------ RECORDS PROVIDED ------

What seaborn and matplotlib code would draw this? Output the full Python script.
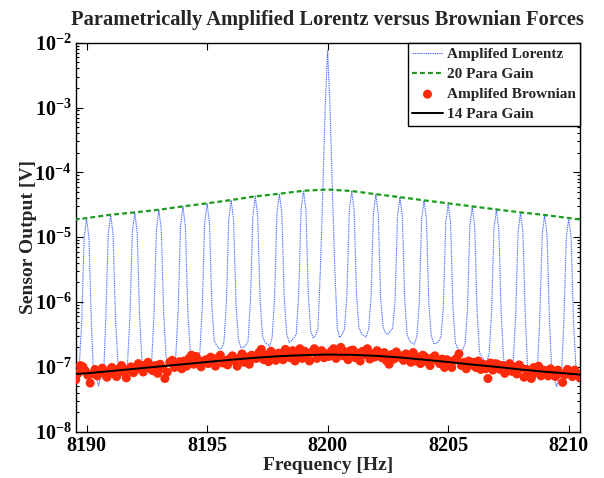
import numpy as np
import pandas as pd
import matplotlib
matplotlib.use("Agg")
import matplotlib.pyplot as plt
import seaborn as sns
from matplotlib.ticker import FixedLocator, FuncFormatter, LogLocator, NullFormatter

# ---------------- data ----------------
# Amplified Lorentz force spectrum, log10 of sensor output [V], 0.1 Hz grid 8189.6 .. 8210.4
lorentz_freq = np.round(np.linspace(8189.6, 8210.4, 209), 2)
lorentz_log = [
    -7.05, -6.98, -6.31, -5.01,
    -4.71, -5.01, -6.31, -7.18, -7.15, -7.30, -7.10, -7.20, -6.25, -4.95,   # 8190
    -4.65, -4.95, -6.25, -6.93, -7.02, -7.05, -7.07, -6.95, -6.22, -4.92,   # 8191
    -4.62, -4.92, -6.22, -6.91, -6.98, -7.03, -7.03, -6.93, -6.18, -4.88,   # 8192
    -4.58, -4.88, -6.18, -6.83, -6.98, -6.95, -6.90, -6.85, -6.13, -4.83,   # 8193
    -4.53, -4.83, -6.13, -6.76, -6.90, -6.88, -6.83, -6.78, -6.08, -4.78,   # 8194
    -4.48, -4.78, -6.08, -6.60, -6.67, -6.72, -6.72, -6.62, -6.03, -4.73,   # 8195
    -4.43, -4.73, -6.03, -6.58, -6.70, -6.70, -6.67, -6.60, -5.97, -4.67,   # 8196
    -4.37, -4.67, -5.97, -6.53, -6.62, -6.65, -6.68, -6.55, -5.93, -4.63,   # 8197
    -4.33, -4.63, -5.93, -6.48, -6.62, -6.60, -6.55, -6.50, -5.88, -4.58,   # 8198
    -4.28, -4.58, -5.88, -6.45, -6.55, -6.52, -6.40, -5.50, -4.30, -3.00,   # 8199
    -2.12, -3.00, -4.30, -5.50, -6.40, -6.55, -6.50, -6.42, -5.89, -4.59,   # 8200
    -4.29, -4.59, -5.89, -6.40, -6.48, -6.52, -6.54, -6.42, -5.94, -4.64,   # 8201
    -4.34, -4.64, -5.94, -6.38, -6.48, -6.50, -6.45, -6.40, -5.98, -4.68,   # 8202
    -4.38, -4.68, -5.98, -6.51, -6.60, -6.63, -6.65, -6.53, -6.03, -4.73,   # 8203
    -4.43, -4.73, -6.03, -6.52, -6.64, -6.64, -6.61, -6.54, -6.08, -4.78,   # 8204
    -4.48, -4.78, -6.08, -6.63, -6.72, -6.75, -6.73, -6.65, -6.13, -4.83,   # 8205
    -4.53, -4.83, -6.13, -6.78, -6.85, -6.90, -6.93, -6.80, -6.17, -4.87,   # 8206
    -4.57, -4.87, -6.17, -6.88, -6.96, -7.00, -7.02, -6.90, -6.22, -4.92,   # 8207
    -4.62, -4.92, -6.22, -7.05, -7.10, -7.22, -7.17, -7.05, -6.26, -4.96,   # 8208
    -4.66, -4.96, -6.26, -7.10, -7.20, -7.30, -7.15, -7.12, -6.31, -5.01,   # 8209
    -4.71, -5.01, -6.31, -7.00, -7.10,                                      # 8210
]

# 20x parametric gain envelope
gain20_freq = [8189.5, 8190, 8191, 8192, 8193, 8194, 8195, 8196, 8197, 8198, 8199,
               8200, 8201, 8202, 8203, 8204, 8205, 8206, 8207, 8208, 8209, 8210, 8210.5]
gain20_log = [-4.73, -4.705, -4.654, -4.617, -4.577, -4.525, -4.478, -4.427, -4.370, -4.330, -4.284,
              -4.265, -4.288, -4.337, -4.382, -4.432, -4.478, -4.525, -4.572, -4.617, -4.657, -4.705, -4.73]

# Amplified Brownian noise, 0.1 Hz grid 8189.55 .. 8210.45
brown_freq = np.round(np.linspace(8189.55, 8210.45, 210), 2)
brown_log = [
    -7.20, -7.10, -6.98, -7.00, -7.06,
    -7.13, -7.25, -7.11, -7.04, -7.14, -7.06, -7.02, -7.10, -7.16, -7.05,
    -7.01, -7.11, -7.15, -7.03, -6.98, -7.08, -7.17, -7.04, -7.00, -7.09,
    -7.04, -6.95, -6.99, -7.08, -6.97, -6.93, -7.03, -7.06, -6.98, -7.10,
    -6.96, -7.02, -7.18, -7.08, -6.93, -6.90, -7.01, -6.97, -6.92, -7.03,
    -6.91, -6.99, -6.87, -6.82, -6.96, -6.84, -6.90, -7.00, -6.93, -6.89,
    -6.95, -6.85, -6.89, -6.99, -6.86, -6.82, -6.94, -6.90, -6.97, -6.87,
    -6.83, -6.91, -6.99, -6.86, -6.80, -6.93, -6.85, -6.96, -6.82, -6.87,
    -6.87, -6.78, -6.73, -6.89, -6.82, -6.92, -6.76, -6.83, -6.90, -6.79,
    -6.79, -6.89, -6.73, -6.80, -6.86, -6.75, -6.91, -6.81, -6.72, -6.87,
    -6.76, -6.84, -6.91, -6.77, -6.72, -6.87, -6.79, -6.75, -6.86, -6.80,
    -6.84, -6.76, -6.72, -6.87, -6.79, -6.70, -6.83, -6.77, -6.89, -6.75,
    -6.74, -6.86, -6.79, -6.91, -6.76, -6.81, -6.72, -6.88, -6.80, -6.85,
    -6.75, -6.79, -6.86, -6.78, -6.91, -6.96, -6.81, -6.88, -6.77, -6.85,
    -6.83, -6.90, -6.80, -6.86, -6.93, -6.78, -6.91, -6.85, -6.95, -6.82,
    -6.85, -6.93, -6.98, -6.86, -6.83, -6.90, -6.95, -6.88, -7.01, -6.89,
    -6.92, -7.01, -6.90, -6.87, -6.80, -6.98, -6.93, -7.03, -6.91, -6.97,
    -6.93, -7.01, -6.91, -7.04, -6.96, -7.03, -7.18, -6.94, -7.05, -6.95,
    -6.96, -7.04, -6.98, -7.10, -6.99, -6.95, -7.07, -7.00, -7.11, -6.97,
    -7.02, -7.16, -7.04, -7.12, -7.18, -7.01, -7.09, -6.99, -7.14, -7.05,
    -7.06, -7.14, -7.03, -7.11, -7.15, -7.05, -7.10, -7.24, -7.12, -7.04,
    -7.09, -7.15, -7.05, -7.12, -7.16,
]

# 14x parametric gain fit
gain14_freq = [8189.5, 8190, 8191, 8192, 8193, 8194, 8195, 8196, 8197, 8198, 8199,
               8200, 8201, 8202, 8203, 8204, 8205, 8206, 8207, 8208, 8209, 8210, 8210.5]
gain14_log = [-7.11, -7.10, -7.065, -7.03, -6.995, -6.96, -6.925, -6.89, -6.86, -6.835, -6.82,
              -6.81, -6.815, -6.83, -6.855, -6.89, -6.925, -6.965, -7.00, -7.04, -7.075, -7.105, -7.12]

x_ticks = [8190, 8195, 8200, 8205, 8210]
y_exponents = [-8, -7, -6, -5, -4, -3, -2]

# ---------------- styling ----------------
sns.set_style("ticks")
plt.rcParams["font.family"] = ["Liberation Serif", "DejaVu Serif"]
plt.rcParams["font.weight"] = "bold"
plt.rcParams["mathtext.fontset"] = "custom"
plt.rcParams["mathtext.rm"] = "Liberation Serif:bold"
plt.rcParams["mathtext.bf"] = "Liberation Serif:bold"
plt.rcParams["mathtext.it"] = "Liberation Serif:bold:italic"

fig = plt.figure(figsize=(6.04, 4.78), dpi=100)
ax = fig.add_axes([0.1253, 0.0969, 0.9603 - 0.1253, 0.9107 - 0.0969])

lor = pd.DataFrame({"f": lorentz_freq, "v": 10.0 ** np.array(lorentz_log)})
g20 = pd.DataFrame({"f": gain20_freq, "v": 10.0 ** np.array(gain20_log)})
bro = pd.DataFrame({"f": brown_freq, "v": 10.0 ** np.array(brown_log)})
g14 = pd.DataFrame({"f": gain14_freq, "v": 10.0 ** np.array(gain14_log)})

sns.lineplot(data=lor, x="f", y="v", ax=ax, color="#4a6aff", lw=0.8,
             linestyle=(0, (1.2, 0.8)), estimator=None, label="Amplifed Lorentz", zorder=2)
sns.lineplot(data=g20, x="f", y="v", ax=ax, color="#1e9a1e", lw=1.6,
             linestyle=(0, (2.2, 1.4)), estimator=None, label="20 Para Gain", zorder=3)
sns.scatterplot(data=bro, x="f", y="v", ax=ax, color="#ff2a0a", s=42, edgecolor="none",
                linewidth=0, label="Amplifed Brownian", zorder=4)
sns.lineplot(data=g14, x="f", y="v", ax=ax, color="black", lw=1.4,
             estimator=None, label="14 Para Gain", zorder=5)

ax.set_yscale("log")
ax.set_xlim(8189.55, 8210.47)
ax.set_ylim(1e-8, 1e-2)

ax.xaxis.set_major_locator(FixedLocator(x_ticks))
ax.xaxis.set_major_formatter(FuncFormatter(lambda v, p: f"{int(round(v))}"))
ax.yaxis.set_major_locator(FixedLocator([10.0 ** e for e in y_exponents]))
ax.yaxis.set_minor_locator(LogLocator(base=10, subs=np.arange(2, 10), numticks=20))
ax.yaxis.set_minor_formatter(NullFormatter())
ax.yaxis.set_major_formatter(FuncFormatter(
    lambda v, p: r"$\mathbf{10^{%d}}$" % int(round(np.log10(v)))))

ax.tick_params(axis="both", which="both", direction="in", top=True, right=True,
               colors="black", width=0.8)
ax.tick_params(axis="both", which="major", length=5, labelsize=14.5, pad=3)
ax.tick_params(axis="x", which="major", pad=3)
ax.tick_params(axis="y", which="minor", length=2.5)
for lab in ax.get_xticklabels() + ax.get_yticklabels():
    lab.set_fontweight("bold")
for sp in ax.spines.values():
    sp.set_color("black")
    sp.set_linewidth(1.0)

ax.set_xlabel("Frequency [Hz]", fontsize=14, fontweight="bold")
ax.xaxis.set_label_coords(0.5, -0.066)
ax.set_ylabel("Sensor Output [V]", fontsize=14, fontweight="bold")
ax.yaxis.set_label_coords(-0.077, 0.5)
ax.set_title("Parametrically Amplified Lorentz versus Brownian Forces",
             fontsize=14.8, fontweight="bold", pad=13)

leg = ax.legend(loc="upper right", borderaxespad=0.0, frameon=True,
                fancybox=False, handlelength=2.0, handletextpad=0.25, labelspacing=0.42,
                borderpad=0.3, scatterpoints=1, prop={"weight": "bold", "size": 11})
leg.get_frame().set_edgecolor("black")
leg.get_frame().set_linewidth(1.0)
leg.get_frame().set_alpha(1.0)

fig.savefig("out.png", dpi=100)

------
------ RECORDS PROVIDED ------

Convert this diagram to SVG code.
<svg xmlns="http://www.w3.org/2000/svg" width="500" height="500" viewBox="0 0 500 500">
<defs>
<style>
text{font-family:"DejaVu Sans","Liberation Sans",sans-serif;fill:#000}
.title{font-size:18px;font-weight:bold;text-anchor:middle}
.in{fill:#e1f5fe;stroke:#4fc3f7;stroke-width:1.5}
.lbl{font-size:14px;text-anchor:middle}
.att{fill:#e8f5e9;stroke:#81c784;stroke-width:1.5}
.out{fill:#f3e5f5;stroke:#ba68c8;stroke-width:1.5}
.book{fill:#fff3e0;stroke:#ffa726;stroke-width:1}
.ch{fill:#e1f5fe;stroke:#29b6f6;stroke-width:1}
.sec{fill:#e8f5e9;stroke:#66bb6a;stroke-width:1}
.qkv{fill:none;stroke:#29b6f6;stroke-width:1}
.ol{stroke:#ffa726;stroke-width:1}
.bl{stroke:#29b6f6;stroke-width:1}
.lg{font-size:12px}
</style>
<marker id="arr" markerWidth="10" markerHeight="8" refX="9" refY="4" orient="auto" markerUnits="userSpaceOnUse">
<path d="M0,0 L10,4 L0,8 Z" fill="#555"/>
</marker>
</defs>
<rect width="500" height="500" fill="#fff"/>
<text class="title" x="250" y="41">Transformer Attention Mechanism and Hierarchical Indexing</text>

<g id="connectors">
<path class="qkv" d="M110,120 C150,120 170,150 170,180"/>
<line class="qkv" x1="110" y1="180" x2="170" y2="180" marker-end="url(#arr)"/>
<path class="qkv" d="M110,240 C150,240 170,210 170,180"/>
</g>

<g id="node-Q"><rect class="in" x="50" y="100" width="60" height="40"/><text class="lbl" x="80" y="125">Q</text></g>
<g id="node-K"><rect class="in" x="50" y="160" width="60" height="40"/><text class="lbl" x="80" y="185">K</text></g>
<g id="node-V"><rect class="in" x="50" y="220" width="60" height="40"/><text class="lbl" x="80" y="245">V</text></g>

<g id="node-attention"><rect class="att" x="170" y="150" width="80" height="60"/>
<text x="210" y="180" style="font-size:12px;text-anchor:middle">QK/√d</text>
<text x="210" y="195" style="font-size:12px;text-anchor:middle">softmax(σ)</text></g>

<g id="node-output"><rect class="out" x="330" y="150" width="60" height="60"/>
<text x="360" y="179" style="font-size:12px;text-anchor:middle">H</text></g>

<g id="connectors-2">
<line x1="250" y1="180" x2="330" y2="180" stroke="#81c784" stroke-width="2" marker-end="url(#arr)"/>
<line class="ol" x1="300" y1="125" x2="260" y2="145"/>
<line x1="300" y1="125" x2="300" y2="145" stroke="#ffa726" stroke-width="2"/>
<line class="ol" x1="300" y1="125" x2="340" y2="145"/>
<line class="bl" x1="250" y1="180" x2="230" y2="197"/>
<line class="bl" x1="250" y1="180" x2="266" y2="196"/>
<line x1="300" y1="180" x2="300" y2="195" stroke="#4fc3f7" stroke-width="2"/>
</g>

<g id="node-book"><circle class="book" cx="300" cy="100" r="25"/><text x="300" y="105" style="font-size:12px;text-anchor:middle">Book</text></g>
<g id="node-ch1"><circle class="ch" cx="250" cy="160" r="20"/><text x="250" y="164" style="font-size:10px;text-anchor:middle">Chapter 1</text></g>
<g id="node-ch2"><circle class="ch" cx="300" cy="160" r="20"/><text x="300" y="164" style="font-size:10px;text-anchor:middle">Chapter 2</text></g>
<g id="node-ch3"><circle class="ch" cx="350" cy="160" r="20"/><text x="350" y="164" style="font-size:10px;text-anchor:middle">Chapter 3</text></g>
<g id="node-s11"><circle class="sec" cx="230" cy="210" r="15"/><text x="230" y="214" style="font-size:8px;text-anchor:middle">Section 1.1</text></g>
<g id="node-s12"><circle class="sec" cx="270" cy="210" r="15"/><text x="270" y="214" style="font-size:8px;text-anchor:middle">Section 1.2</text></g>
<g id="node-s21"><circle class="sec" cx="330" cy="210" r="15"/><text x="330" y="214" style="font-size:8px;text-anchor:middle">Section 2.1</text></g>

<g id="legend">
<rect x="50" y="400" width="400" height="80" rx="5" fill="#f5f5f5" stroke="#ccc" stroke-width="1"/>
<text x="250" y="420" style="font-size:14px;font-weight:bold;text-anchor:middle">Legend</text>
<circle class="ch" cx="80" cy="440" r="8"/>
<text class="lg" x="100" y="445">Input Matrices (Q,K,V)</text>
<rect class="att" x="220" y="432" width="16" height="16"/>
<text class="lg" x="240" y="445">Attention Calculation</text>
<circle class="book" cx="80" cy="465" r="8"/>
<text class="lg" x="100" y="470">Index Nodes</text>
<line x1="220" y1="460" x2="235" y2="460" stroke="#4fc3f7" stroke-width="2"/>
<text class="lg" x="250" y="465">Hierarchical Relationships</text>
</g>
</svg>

------
------ RECORDS PROVIDED ------

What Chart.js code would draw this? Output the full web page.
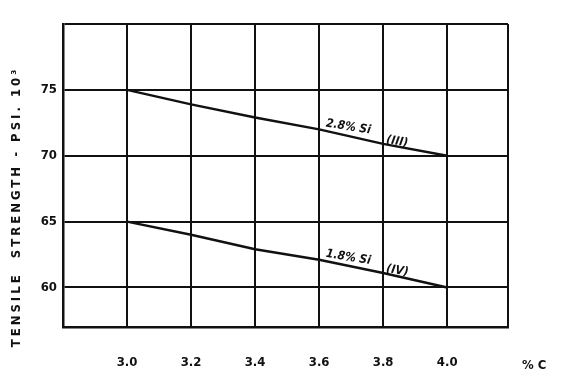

------

• REQUIRED TASK: Omit all pictures, and reproduce exactly the lines from the one holding "What seaborn and" through the one holding "from matplotlib.ticker import", both included.

• FULL RESPONSE:
What seaborn and matplotlib code would draw this? Output the full Python script.
import numpy as np
import pandas as pd
import matplotlib
matplotlib.use("Agg")
import matplotlib.pyplot as plt
import seaborn as sns
from matplotlib.ticker import FixedLocator, FuncFormatter, LogLocator, NullFormatter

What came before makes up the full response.